For putting up with all of this silliness, I always make sure Jeff takes a minute to celebrate Father’s Day. He may *just* be a father to a dog, but believe me, it’s work. It seems like moms get all the breakfast in bed for Mother’s Day, and dads always get a grilled meal for Father’s Day, so why not give the dads a breakfast that combines the best of both worlds? Cue the idea of bratfest in bed.

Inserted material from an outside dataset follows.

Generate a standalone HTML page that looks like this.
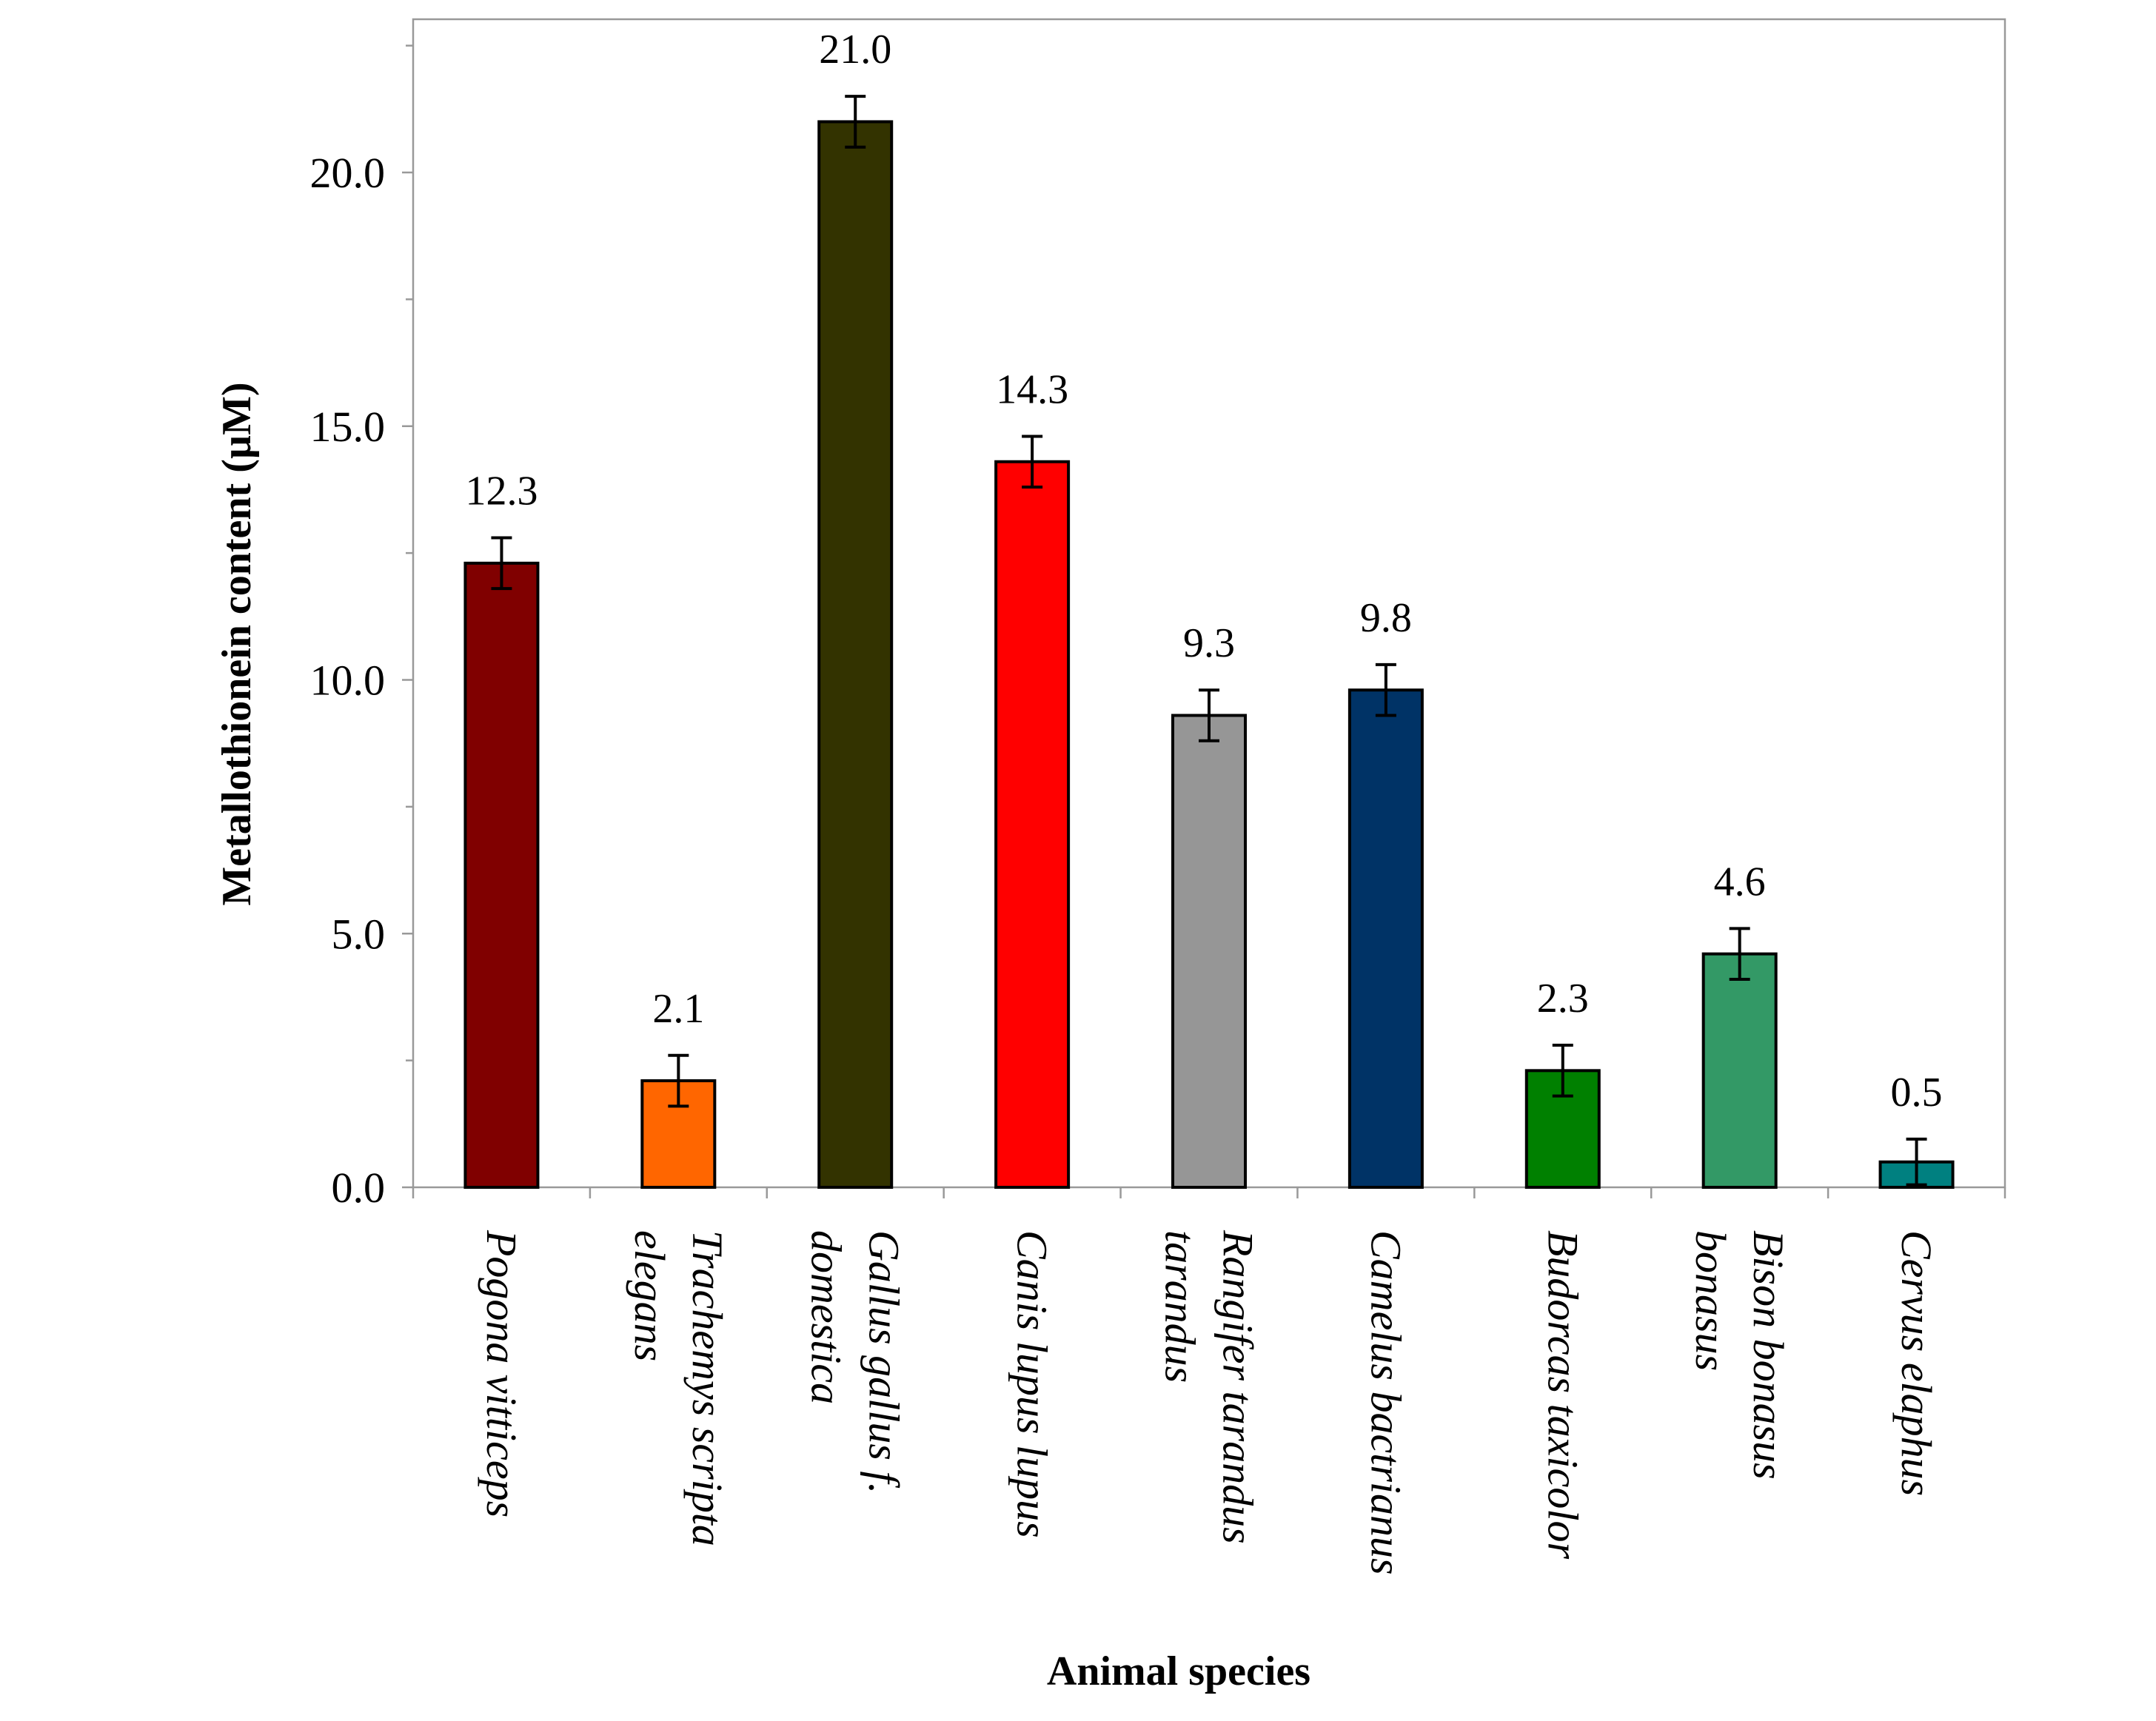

I started by grilling up some juicy, flavorful brats. I quickly sauteed some peppers and onions, then created a unique egg scramble by folding in whisked eggs, cheddar cheese and the sliced, grilled brats. Jeff loved this easy breakfast scramble, and Izzy loved cuddling up next to him, hoping for a piece of sausage!
- 4 Johnsonville® Brats
- 12 eggs
- 1/2 cup milk
- Pinch of kosher salt and ground black pepper
- 1 tablespoon olive oil
- 1 green bell pepper, thinly sliced
- 1 red bell pepper, thinly sliced
- 1 small onion, thinly sliced
- 4 ounces shredded sharp cheddar cheese
- Preheat outdoor grill or grill pan for direct grilling. Grill brats according to package directions. Transfer to cutting board and let stand 5 minutes; then slice into 1/4-inch slices.
- Meanwhile, in medium bowl, whisk together eggs, milk, salt and pepper.
- Heat oil in large nonstick skillet over medium-high heat. Add bell peppers and onion; cook 4 to 5 minutes or until vegetables are tender-crisp, stirring occasionally.
- Reduce heat to medium. Add sliced brats and egg mixture to skillet. Cook 5 to 6 minutes or until eggs are cooked through, stirring and breaking up eggs with spatula frequently. Fold in cheese during last minute of cooking time. Serve immediately.